Kennedy and Banos, who already had spent $100,000 of the proceeds from Celltronics’ $2.5-million initial public offering to begin developing a cellular line, decided to abandon the cellular telephone market and repositioned Celltronics in the $5-billion mobile radio market that is dominated by Motorola.
The company’s stock responded to the repositioning by plummeting to as low as 3 cents.
Aborting the planned cellular product line and recasting the company as a manufacturer of radio systems that are used by police and fire departments and industries including construction and gas and oil production “proved to be a prudent thing to do, given the competition that later developed,” Kennedy said.
The decision appears to have paid off.
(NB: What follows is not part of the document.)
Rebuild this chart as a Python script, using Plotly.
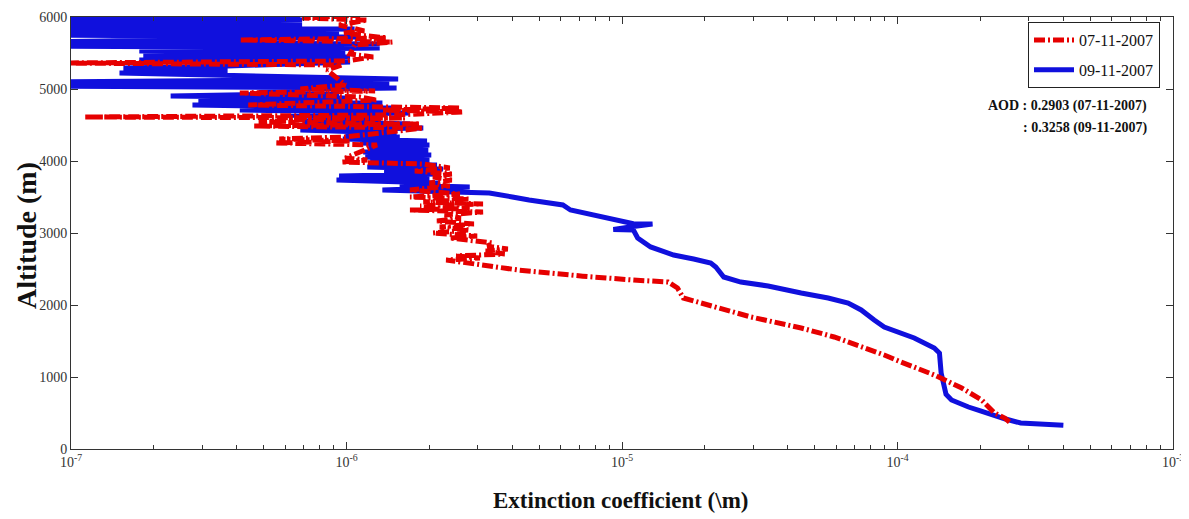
import plotly.graph_objects as go

# ---- data: 07-11-2007 (red, dash-dot) ----
red_alt = [375, 430, 500, 587, 681, 847, 1028, 1208, 1306, 1556, 1681, 1833, 1958, 2097,
           2236, 2319, 2347, 2375, 2400, 2486, 2556, 2625,
           2653, 2681, 2708, 2750, 2778, 2819, 2861, 2889, 2931, 2958, 3000, 3042, 3083,
           3125, 3167, 3208, 3250, 3292, 3319, 3347, 3375, 3403, 3430, 3472, 3500, 3542,
           3569, 3597, 3653, 3694, 3736, 3778, 3820, 3861, 3903, 3958, 3986, 4014, 4042,
           4222, 4250, 4278, 4306, 4333, 4458, 4486, 4514, 4542, 4569, 4597, 4611, 4639,
           4681, 4708, 4736, 4778, 4847, 4889, 4944, 4972, 5000, 5056, 5264, 5333, 5361,
           5389, 5444, 5486, 5611, 5653, 5681, 5708, 5778, 5806, 5889, 5958, 5986, 6028]
red_ext = [2.55e-4, 2.45e-4, 2.25e-4, 2.14e-4, 2.02e-4, 1.71e-4, 1.36e-4, 1.03e-4, 8.95e-5,
           5.89e-5, 4.47e-5, 2.94e-5, 2.23e-5, 1.67e-5, 1.59e-5, 1.47e-5, 1.10e-5, 8.3e-6,
           7.2e-6, 4.2e-6, 3.1e-6, 2.3e-6,
           3.05e-6, 2.5e-6, 3.75e-6, 3.2e-6, 3.85e-6, 3.25e-6, 3.4e-6, 2.98e-6, 2.37e-6,
           2.98e-6, 2.06e-6, 2.8e-6, 2.18e-6, 2.9e-6, 2.13e-6, 2.6e-6, 2.27e-6, 3.13e-6,
           1.7e-6, 2.8e-6, 1.85e-6, 3.13e-6, 1.9e-6, 2.8e-6, 1.7e-6, 2.58e-6, 2.18e-6,
           1.7e-6, 2.37e-6, 2.0e-6, 2.41e-6, 2.06e-6, 2.41e-6, 1.77e-6, 2.37e-6, 1.9e-6,
           9.6e-7, 1.19e-6, 9.9e-7, 1.29e-6, 5.5e-7, 1.03e-6, 5.7e-7, 9.9e-7, 1.9e-6,
           4.6e-7, 1.85e-6, 4.8e-7, 6.8e-7, 1.63e-6, 1.12e-7, 1.5e-6, 2.65e-6, 1.35e-6,
           2.58e-6, 4.4e-7, 1.29e-6, 1.12e-6, 4.1e-7, 1.27e-6, 6.8e-7, 9.9e-7, 8.5e-7,
           9.6e-7, 9.0e-8, 9.9e-7, 1.25e-6, 1.03e-6, 1.07e-6, 1.47e-6, 4.1e-7, 1.4e-6,
           9.7e-7, 1.16e-6, 9.4e-7, 1.19e-6, 6.9e-7, 1.12e-6]

# ---- data: 09-11-2007 (blue, solid) ----
blue_alt = [330, 340, 355, 361, 420, 472, 530, 583, 681, 760, 861, 1056, 1333, 1403, 1542,
            1694, 1792, 1931, 2028, 2097, 2167, 2264, 2319, 2389, 2528, 2583, 2639, 2694,
            2806, 2931, 3042, 3050, 3090, 3125, 3130, 3222, 3319, 3389, 3417, 3458, 3500,
            3556, 3597, 3639, 3667, 3694, 3736, 3764, 3792, 3820, 3861, 3889, 3917, 3944,
            3986, 4014, 4056, 4083, 4125, 4153, 4194, 4222, 4250, 4278, 4306, 4333, 4361,
            4389, 4431, 4458, 4486, 4514, 4556, 4597, 4639, 4667, 4708, 4736, 4778, 4806,
            4847, 4875, 4903, 4944, 4986, 5014, 5042, 5069, 5097, 5139, 5222, 5250, 5292,
            5319, 5375, 5403, 5444, 5472, 5500, 5528, 5569, 5597, 5625, 5653, 5722, 5750,
            5778, 5806, 5833, 5861, 5889, 5903, 5931, 5958, 5986, 6014]
blue_ext = [4.0e-4, 3.3e-4, 2.9e-4, 2.8e-4, 2.45e-4, 2.25e-4, 2.0e-4, 1.81e-4, 1.57e-4,
            1.50e-4, 1.48e-4, 1.44e-4, 1.42e-4, 1.36e-4, 1.15e-4, 8.95e-5, 8.23e-5, 7.38e-5,
            6.62e-5, 5.6e-5, 4.47e-5, 3.39e-5, 2.7e-5, 2.34e-5, 2.19e-5, 2.10e-5, 1.82e-5,
            1.54e-5, 1.27e-5, 1.14e-5, 1.10e-5, 9.3e-6, 1.1e-5, 1.29e-5, 1.1e-5, 8.35e-6,
            6.5e-6, 6.1e-6, 5.3e-6, 4.6e-6, 4.0e-6, 3.3e-6, 1.35e-6, 2.8e-6, 1.56e-6,
            2.18e-6, 9.2e-7, 2.0e-6, 9.4e-7, 2.13e-6, 1.37e-6, 2.24e-6, 1.19e-6, 2.13e-6,
            1.22e-6, 2.0e-6, 1.17e-6, 2.03e-6, 1.15e-6, 1.98e-6, 1.2e-6, 2.0e-6, 1.12e-6,
            1.96e-6, 9.7e-7, 1.56e-6, 9.9e-7, 1.52e-6, 6.8e-7, 1.9e-6, 6.9e-7, 1.7e-6,
            7.0e-7, 1.32e-6, 5.9e-7, 1.7e-6, 4.1e-7, 1.47e-6, 2.76e-7, 1.35e-6, 2.9e-7,
            1.05e-6, 2.3e-7, 9.4e-7, 4.8e-7, 1.52e-6, 8e-8, 1.43e-6, 8e-8, 1.54e-6, 1.5e-7,
            3.7e-7, 1.55e-7, 3.7e-7, 1.03e-6, 1.77e-7, 1.03e-6, 1.83e-7, 9.9e-7, 1.77e-7,
            1.32e-6, 8e-8, 1.32e-6, 8e-8, 1.09e-6, 8e-8, 9.4e-7, 8e-8, 1.07e-6, 8e-8,
            3.0e-7, 6.9e-7, 8e-8, 6.9e-7, 8e-8, 6.8e-7]

series_names = ["07-11-2007", "09-11-2007"]
aod_values = ["0.2903", "0.3258"]
x_tick_vals = [1e-7, 1e-6, 1e-5, 1e-4, 1e-3]
x_tick_text = ["10<sup>-7</sup>", "10<sup>-6</sup>", "10<sup>-5</sup>", "10<sup>-4</sup>", "10<sup>-3</sup>"]
y_tick_vals = [0, 1000, 2000, 3000, 4000, 5000, 6000]

RED = "#E60000"
BLUE = "#1010DD"
SERIF = "Liberation Serif, Times New Roman, serif"

# page offset of the figure (default 8px body margin) is compensated in the layout
PW, PH = 1102, 432   # plot-area size in px; helpers use page px of the reference
def px(xp):
    return (xp - 71) / PW
def py(yp):
    return (449 - yp) / PH

fig = go.Figure()
fig.add_trace(go.Scatter(
    x=blue_ext, y=blue_alt, mode="lines", name=series_names[1], legendrank=2,
    legendgroup="b", line=dict(color=BLUE, width=5)))
fig.add_trace(go.Scatter(
    x=red_ext, y=red_alt, mode="lines", name=series_names[0], legendrank=1,
    legendgroup="a", line=dict(color=RED, width=5, dash="11px,3px,2px,3px")))

fig.add_annotation(
    xref="paper", yref="paper", x=px(1149), y=py(106), xanchor="right", yanchor="middle",
    text=f"<b>AOD : {aod_values[0]} ({series_names[0]})</b>", showarrow=False,
    font=dict(family=SERIF, size=14, color="#111"))
fig.add_annotation(
    xref="paper", yref="paper", x=px(1149), y=py(128), xanchor="right", yanchor="middle",
    text=f"<b>: {aod_values[1]} ({series_names[1]})</b>", showarrow=False,
    font=dict(family=SERIF, size=14, color="#111"))

fig.add_annotation(
    xref="paper", yref="paper", x=px(620), y=py(500), xanchor="center", yanchor="middle",
    showarrow=False, text="<b>Extinction coefficient (\\m)</b>",
    font=dict(family=SERIF, size=23, color="#111"))
fig.add_annotation(
    xref="paper", yref="paper", x=px(26), y=py(236), xanchor="center", yanchor="middle",
    showarrow=False, textangle=-90, text="<b>Altitude (m)</b>",
    font=dict(family=SERIF, size=28, color="#111"))

axis_col = "#333333"
fig.update_layout(
    width=1181, height=511,
    margin=dict(l=63, r=16, t=9, b=70, autoexpand=False),
    paper_bgcolor="white", plot_bgcolor="white",
    font=dict(family=SERIF, size=14, color="#333"),
    showlegend=True,
    legend=dict(x=px(1160), y=py(22), xanchor="right", yanchor="top",
                bordercolor="#222", borderwidth=1, bgcolor="white",
                font=dict(family=SERIF, size=16, color="#111"),
                tracegroupgap=6, itemwidth=40),
    xaxis=dict(
        type="log", range=[-7, -3], tickvals=x_tick_vals, ticktext=x_tick_text,
        ticks="inside", ticklen=7, tickcolor=axis_col, automargin=False,
        showline=True, linecolor=axis_col, linewidth=1, mirror="ticks",
        showgrid=False, zeroline=False,
        minor=dict(ticks="inside", ticklen=4, dtick="D1", tickcolor=axis_col, showgrid=False),
        tickfont=dict(family=SERIF, size=14, color="#333"),
    ),
    yaxis=dict(
        range=[0, 6000], tickvals=y_tick_vals, ticks="inside", ticklen=7, tickcolor=axis_col,
        showline=True, linecolor=axis_col, linewidth=1, mirror="ticks", automargin=False,
        showgrid=False, zeroline=False,
        tickfont=dict(family=SERIF, size=14, color="#333"),
    ),
)

fig.write_html("out.html")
After generating a string of quarterly losses after the initial public offering, Celltronics has been profitable for the past five quarters.
Celltronics reported that net profit rose by 260% to $13,000 and revenue increased by 21% to $899,000 for the first quarter ended Jan. 31. The company reported $80,000 net profit and $3.4 million in revenue for the year ended Oct. 31, 1986.
Celltronics, which has a manufacturing plant in Los Angeles, relocated its headquarters--which had been split between Las Vegas and Dallas--to San Diego at the end of 1984. The company now has 30 employees in San Diego.
Most of its products are manufactured overseas or in Los Angeles, but the company does some manufacturing and final assembly in San Diego.
The domestic market for Celltronics’ 18 products has grown partly in response to the ever-increasing cost of dedicated telephone lines. “People are trying to cut costs and telephone lines are expensive,” Kennedy said.
The company’s exports also have increased, especially to developing countries that are burdened with poor or non-existent telephone service, Kennedy said. Exports now account for 30% of sales, an increase over last year. Last Thursday, for example, Celltronics was readying shipments for buyers in Pakistan, Greece and China.
Positioned for Growth
Celltronics, with just one-tenth of 1% of the market that is dominated by Motorola’s 55% share, is positioned for steady and profitable growth, according to Steve Hammer, a Denver-based industry analyst with Prudential-Bache Securities.
“Niche player is a good way to describe Celltronics,” Hammer said. “(Celltronics) is dealing with markets that are so small that a company like Motorola just can’t afford to go after them.
“There’s literally no down side for the stock. The potential for bankruptcy is very, very slight, and while there’s not a whole lot of pizazz in their markets, they can expect slow and steady growth.”
Most of Celltronics’ products are standard radio products to which the company adds “a design tweak or some comparative advantage,” Kennedy said.
However, Celltronics’ newest product is a proprietary “mobile repeater,” a device that “will be really effective for people like firefighters who get into a gully or a valley and lose their (radio signal). They can literally tie this thing to a tree” and keep radio contact with other locations.
Celltronics expects to use its marketing savvy to bolster sales of the coaxial cable connectors manufactured by Hialeah, Fla.-based RF Industries, which the company acquired last month for $1 million in Celltronics stock.
RF Industries “is our cash heifer--it isn’t quite a cow yet,” Kennedy quipped last week. “The owner had a good product but he was marketing-poor.”
New Products Expected
Revenue generated by the new product line, which links radio systems manufactured by different companies, will fuel the development of new proprietary products, Kennedy said.
The addition of RF Industries should boost Celltronics’ revenue to about $5.5 million for 1987, Kennedy said.
At the same time Celltronics acquired RF Industries, the company engineered a 1 for 10 split that reduced its number of outstanding shares from 30 million to 3 million. The reverse stock split was a “smart move” that will help differentiate Celltronics from other small radio products manufacturers that remain penny stocks, Hammer said.
Celltronics stock closed down three-sixteenths Monday, at 2 3/4 a share.